I’m going to get real personal today. Let’s talk about breakups.
In 2012 I left my husband when he became involved with someone else. For a while I had been in denial about the situation and thought there was a chance of reconciling the marriage. LOL. The relationship was over, but the technical work of becoming un-married was still ahead.
One morning, I left the house we still lived in together, went to work, logged in to Facebook, and saw that he had changed his relationship status from married to single. In a public post. And people had commented on it. “Is this a joke?” they said. “It’s real,” he said.
Thinking about how intertwined we were on social media hit me like a ton of bricks. We had hundreds of friends in common. There were photographs representing half a decade of shared experiences. I felt totally ill at the thought of how much work it would take to disentangle myself, and had no idea how I would manage the dread and grief I felt every time I signed in.
Photos are especially emotional reminders of the good times in a relationship. Even a photo of you that they took can bring up a lot of sadness. Maybe you’re looking in your own eyes as you looked at them. You see their loving, flattering perception of yourself. Wonderful while you’re together. Absolutely unbearable during a breakup.
I decided in that moment to just face the pain head on. I shut my office door, pulled up my albums on Facebook and got to work. Photos of him or us that I had uploaded, I deleted. Photos by others I hid from my timeline or untagged myself. I saved select pictures to my hard drive, to decide in the less emotional future whether to keep or permanently delete. I cried. A lot.

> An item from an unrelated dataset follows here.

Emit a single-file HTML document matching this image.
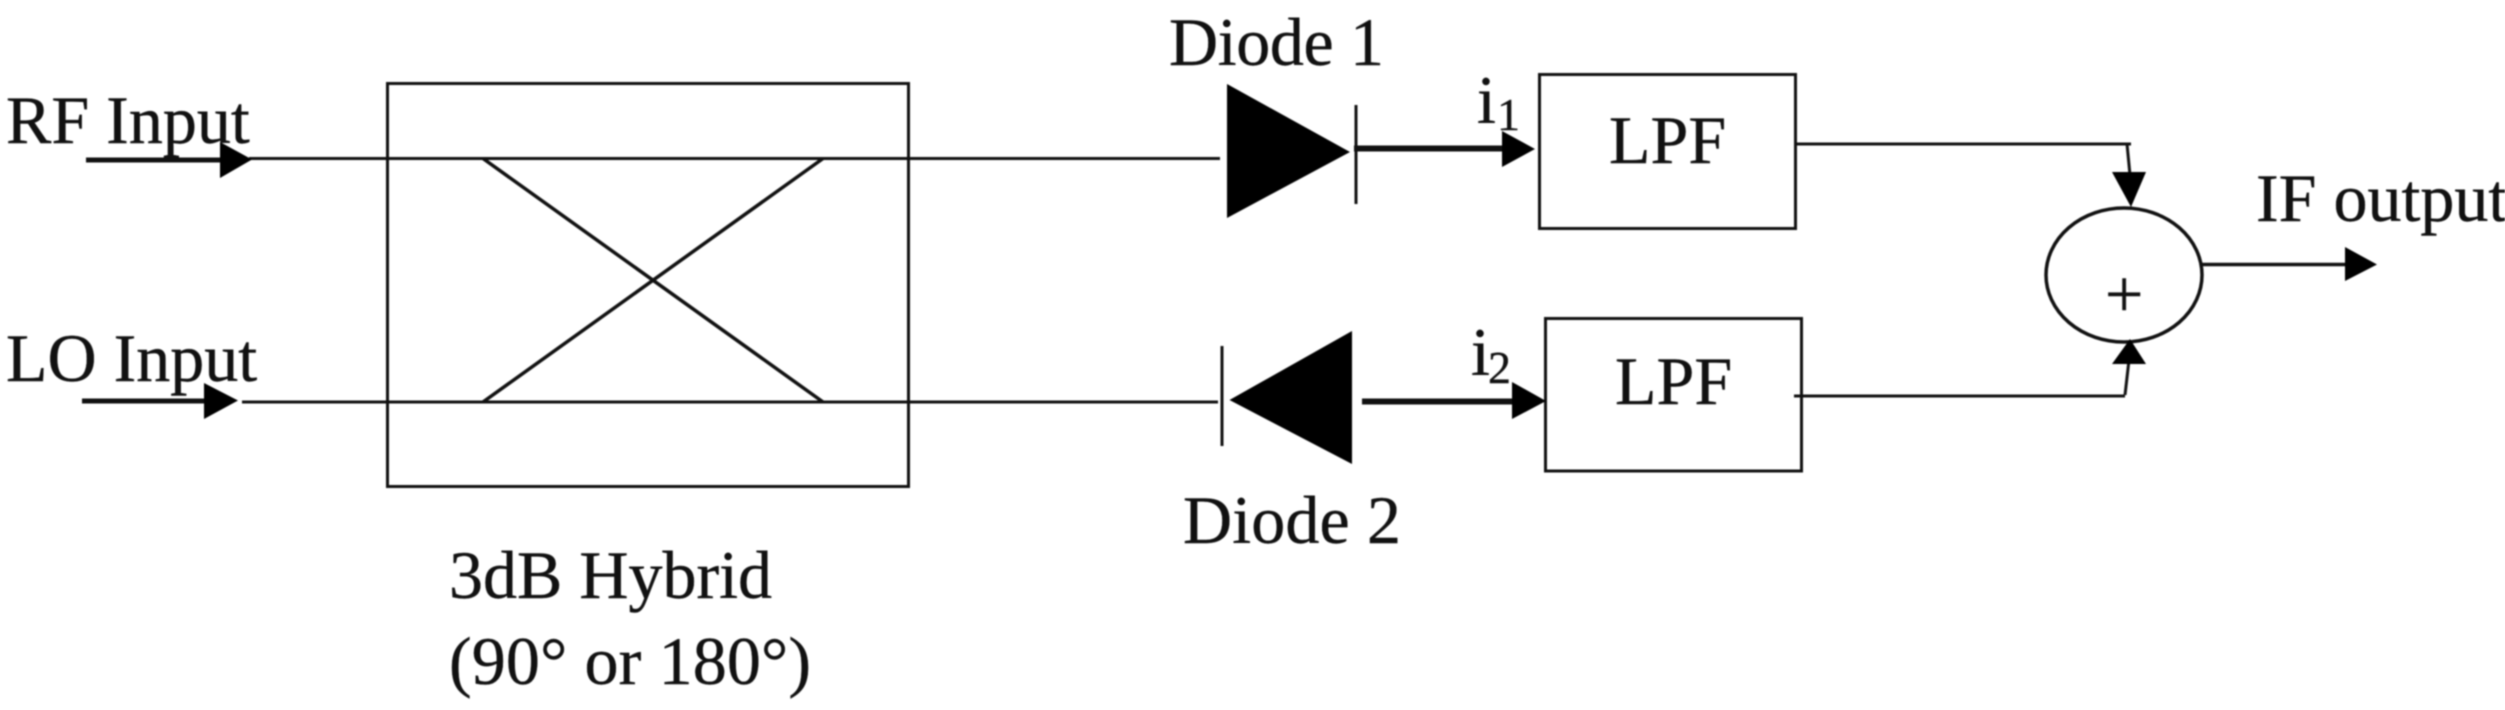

For me this felt like the real dissolution of the relationship. Cutting the digital ties. And yet you have to be diligent because sometimes they come back. Memory cards that weren’t wiped. An automatic upload to Picasa, Flickr, or iCloud. Files you swore you deleted, but really had in an unlabeled folder. Those pictures can pop up when you’re least expecting it, and they are day-ruiners.
Within a few hours (there were a lot of photos), I had completed my sickening task. There was no digital trace of him left on my profile. And I felt safe. I knew that I didn’t have to be afraid of a painful reminder springing up on Facebook.
Before you go for the full Eternal Sunshine, see if any of these tactics help:
- Save photos/emails/videos you may want to keep to a flash drive. Then delete them from your computer. Empty the trash/recycling bin.
- Put the flash drive in a place where you’re likely to forget about it. The back of a closet or some drawer you don’t use regularly.
- Give the flash drive to a trusted friend with instructions not to return it to you for at least a year. No matter how much you beg.
- Mail the drive to your parents and ask them to put it in their attic with all of your other stuff that you’re not ready to part with but don’t want at your house.
- Ask someone you trust to do the dirty work of downloading and deleting and have them hold on to everything.
I’m very glad I saved some of the photos because with or without him, they represent experiences I want to remember. At some point in the future, you will look at them and you won’t feel like you’ve been punched in the guts. Until then, do yourself a huge favor and make those pictures completely inaccessible. You won’t regret it.